In the summer of 1997, Diana told Ingrid she “hated” Philip. “It was two months before she died and I went to see her at Kensington Palace… the relationship soured and she really did go against him, but there must have been something that did it. Simone [Simmons, Diana’s healer] told me that Philip did write a couple of stinging letters to her [Diana] and she was so insecure.”
Diana told former Vanity Fair editor, Tina Brown, she would have taken Charles back shortly before her death. Did Ingrid have the same impression? “Yes, funnily enough. He was the one person she really loved, whether that is because she never really had him or she couldn’t get him and hold onto him. He was the one that got away.

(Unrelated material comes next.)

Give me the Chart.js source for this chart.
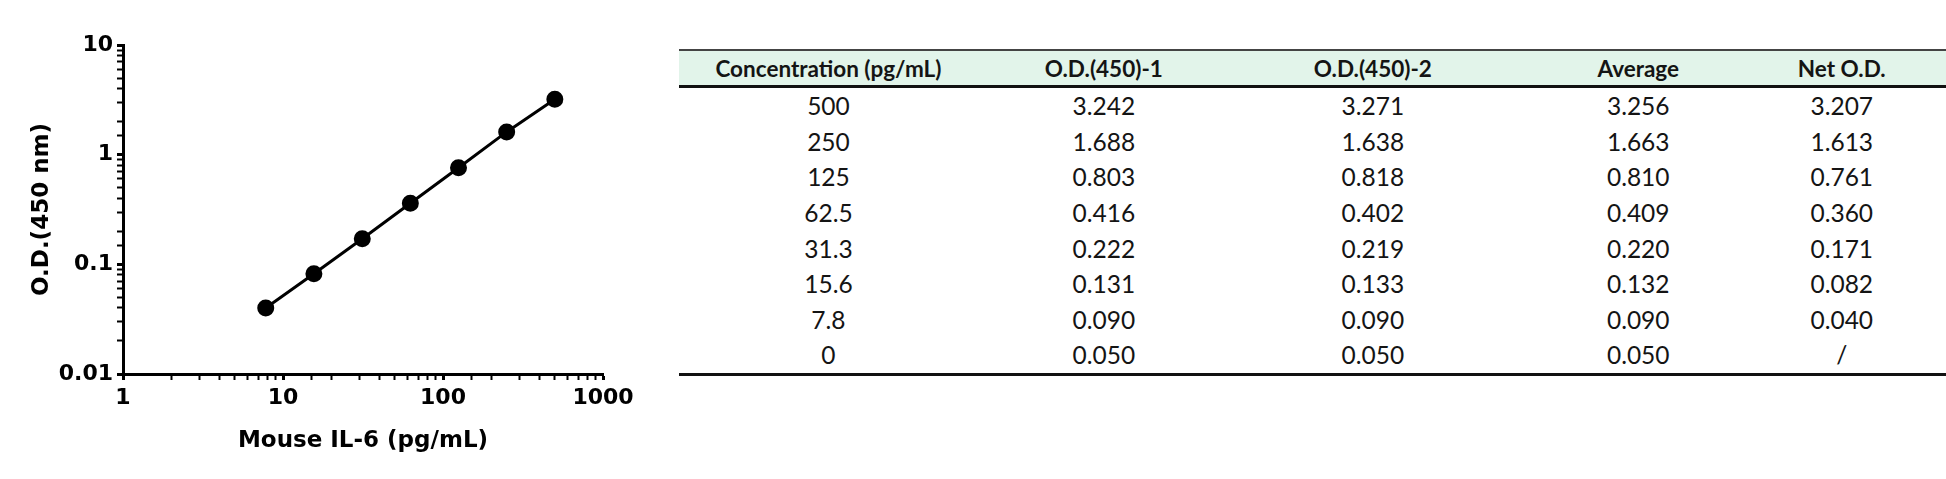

She did say to me that she was very sad and she thought they could have conquered the world together but then, of course, we have heard those words from Harry and Meghan too, haven’t we? We don’t really believe that any more.”
The unofficial stag… in Belgravia
Ingrid writes of Philip’s secondary stag at the Belfry (now the site of Mosimann’s)
Although Philip’s official stag night was at the Dorchester Hotel the night before the wedding, his friends from The Thursday Club, headed by photographer Baron, decided to cheer him on with an unofficial party at the Belgravia restaurant The Belfry in Halkin Street a week beforehand.
The building had once been a church and the male-only group, including his best man David Milford Haven, dined in the beamed Belfry. A 25-person seating plan and menu shows guests from the world of literature, the arts and journalism and reveals they feasted on foie gras, turtle soup, mixed grill and crepes Suzette. The menu simply said, ‘Dinner to Distant Country member, Lieut. Philip Mountbatten, Royal Navy’ and underneath ‘Who is to be married on 20th November 1947.”